Suriname’s few decades since independence have been turbulent. The country has lived through a civil war, political killings and economic crises. The previous president was convicted of murder while in office. The current vice president is a convicted bank robber facing drug charges abroad.
Yet politics, race, class and other differences that have bred confrontations in other arenas seem not to intrude on the collegiality of the songbird owners’ community.
“Everybody is friends when they come here,” said Marcel Oostburg, a bird aficionado and a senior official at Suriname’s National Democratic Party, which dominated the country for decades before being ousted in a tense election last year. “We never talk politics here.”
In the narrow streets of the capital, Paramaribo, life unfolds without hurry amid gently decaying wooden cottages left by the Dutch, and slowly silting canals. The honking, loud music and hustle that fill the larger South American cities are notably absent. Paramaribo’s offices empty of workers by 3 p.m.
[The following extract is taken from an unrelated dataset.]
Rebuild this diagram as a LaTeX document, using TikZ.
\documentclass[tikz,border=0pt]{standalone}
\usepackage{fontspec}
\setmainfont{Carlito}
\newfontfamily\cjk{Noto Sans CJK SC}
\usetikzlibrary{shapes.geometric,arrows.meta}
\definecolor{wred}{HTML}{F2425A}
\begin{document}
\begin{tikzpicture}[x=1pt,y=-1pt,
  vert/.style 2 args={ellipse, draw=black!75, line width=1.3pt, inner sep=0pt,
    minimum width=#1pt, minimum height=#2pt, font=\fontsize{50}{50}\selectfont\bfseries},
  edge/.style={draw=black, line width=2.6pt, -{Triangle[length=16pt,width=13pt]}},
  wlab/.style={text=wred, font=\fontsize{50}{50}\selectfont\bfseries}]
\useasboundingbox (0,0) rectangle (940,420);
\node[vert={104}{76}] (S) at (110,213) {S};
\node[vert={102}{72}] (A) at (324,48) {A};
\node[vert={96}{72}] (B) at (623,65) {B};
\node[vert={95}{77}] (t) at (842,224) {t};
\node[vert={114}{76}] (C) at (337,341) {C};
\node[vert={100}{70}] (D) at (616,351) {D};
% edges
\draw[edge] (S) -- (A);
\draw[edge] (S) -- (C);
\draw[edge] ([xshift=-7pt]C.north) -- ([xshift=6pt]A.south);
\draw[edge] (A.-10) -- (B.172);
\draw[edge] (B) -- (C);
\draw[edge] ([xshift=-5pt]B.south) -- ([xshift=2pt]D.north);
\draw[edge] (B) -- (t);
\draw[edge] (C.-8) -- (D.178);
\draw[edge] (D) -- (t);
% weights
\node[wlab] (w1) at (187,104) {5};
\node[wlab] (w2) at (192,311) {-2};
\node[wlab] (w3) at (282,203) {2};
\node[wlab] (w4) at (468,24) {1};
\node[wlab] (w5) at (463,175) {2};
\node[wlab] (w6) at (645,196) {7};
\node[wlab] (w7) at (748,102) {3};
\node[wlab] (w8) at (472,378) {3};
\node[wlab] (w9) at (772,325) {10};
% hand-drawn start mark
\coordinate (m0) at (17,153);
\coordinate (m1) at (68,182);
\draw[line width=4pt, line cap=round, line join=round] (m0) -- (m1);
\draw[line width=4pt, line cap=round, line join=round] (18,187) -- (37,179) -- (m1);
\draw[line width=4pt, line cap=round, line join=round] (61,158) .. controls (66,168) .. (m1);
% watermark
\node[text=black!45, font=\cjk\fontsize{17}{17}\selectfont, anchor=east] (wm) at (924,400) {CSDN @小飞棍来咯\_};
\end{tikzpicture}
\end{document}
Suriname’s Dutch language and its ethnic makeup have set the country apart from the rest of the continent, and its people do not fully identify either with their South American or Caribbean neighbors. For most here, the greatest foreign connection is to the Netherlands, a geographically distant former colonial power that is now home to almost as many Surinamese people as Suriname itself.
To attend the weekly birdsong competitions, which begin by 7 a.m., before the tropical heat of the day clamps down on the city, is to unplug from the concerns of daily life.
Each competition lasts 10 to 15 minutes, depending on the type of bird, during which attendants must shut out distractions and listen closely to capture the nuances in their chirping. There are no gadgets in sight, no observable action. The birds barely move.
For hours, the keepers focus only on birdsong, its beauty and complexity.
When the contest is over, there are no loud eruptions of joy or mutterings about the referee’s impartiality. But the smiles of the victorious bird keepers project the pride familiar to any champion.
“It’s the hype; that’s why I come here every weekend,” said Oostburg, the politician.